- THE EXERCISE -
Sort through the entries below and pull out lines containing the word "Clone".

- EXTRACTED MATERIAL -
[Begin]

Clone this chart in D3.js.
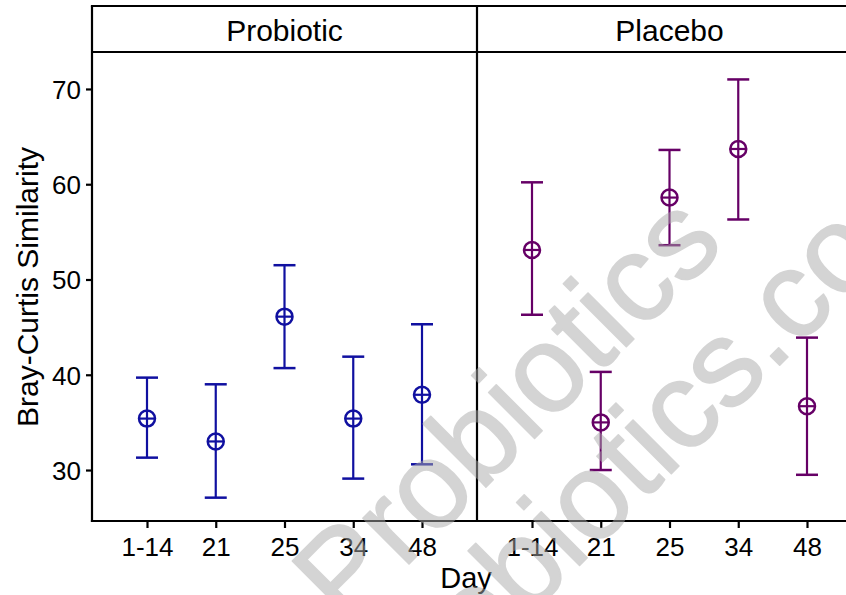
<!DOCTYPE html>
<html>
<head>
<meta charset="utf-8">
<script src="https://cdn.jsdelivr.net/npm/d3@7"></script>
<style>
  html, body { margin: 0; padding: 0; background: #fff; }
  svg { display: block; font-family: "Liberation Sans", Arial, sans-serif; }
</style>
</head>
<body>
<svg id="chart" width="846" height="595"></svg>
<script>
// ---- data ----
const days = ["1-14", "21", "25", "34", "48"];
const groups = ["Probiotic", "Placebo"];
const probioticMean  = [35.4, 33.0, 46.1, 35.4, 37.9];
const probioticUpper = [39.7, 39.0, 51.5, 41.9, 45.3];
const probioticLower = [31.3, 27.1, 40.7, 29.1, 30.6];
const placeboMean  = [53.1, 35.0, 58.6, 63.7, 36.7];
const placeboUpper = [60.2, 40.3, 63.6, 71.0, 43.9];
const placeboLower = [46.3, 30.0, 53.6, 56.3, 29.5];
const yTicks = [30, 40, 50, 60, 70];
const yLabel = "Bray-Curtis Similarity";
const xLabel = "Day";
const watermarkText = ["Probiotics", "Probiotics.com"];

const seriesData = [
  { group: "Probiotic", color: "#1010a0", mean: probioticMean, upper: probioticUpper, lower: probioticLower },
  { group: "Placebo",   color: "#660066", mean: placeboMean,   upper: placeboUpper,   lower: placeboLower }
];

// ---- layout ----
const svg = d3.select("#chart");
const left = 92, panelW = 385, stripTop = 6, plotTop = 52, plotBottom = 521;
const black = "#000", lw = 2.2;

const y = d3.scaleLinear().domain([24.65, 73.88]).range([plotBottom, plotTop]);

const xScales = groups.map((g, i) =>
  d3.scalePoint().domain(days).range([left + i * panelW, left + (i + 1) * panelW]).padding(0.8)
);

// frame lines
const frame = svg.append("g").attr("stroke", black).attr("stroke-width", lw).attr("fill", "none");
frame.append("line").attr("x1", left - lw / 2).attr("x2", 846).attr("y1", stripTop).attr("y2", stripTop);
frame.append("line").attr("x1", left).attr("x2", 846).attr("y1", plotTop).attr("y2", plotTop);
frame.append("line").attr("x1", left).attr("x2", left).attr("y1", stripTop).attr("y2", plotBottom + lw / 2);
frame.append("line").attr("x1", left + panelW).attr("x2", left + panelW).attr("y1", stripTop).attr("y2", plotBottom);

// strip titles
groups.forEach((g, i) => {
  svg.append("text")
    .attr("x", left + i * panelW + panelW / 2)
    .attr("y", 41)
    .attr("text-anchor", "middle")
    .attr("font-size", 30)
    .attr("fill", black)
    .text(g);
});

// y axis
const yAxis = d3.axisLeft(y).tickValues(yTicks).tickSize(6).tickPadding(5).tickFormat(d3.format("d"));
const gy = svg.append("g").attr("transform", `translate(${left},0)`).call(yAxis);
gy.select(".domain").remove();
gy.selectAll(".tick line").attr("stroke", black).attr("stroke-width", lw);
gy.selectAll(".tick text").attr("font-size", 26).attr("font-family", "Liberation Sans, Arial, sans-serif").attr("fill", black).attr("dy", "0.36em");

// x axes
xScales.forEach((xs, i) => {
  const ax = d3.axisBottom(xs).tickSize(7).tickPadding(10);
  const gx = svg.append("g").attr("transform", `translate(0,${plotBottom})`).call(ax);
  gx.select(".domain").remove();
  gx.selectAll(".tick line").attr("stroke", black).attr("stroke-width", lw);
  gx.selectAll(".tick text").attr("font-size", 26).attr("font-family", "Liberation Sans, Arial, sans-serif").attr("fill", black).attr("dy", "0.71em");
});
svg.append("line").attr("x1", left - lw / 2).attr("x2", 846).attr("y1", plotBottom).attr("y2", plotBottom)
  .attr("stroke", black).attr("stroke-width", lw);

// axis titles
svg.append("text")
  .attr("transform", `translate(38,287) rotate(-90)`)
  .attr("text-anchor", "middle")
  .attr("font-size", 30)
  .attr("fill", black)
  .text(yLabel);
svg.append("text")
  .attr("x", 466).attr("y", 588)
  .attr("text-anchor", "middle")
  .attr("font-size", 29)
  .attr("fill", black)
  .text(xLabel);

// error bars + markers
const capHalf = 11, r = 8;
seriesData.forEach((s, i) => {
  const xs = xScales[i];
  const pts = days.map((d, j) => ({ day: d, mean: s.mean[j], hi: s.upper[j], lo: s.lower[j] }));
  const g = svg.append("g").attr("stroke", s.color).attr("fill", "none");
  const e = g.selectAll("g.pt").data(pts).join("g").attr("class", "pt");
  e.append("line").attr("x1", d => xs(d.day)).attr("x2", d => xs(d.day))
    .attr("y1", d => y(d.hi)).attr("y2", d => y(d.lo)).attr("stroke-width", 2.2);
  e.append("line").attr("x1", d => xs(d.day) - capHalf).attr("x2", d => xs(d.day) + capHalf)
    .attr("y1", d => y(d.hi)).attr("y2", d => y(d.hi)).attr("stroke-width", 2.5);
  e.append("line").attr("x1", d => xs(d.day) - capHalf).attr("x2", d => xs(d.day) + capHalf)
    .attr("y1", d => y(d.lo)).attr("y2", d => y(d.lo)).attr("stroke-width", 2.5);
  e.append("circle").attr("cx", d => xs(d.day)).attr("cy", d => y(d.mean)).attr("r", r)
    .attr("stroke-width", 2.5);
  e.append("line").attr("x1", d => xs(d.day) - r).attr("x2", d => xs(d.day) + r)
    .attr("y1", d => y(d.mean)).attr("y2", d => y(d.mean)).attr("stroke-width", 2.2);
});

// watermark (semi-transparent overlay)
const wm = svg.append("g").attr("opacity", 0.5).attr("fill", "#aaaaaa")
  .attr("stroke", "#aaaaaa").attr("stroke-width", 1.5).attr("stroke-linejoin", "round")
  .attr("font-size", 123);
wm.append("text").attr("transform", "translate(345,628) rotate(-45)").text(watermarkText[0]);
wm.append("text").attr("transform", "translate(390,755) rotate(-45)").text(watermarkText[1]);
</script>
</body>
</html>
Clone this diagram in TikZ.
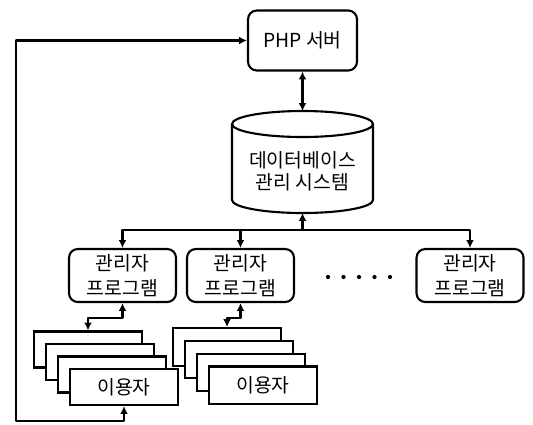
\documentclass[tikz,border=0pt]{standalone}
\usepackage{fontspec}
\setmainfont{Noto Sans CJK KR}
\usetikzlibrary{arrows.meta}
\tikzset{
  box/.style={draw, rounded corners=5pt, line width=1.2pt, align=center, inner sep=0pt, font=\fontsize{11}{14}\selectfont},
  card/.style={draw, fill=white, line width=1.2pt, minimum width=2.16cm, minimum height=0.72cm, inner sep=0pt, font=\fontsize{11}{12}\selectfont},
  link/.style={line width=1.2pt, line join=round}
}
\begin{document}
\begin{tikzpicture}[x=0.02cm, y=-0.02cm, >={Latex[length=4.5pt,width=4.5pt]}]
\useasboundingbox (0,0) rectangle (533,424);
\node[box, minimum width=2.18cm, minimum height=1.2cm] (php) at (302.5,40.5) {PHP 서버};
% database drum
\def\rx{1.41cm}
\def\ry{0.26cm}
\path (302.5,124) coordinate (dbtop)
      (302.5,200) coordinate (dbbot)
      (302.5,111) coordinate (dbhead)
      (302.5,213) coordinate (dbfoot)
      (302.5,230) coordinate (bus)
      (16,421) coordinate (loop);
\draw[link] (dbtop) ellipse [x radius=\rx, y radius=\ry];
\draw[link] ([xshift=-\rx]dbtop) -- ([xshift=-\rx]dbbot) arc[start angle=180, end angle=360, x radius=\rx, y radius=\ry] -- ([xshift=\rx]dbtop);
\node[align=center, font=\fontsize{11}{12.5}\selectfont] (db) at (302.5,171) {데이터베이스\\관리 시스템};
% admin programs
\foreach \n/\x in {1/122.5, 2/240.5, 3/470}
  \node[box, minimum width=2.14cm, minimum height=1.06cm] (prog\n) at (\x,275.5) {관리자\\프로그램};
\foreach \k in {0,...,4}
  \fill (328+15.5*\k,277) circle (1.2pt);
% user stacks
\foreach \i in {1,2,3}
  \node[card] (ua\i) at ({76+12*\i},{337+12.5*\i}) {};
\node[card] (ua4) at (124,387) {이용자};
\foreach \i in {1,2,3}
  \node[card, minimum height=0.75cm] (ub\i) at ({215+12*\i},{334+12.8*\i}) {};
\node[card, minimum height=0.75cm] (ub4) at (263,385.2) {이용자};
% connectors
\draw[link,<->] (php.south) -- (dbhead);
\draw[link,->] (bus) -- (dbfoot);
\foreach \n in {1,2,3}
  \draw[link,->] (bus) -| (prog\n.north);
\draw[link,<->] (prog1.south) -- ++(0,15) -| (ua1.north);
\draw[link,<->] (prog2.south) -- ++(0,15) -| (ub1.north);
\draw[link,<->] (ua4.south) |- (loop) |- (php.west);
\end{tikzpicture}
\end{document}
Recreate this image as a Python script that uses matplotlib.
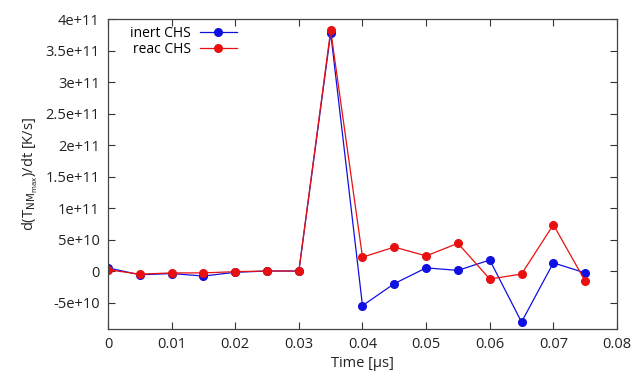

[End]

- OUTPUT BELOW -
Clone this chart in D3.js.
Clone this diagram in TikZ.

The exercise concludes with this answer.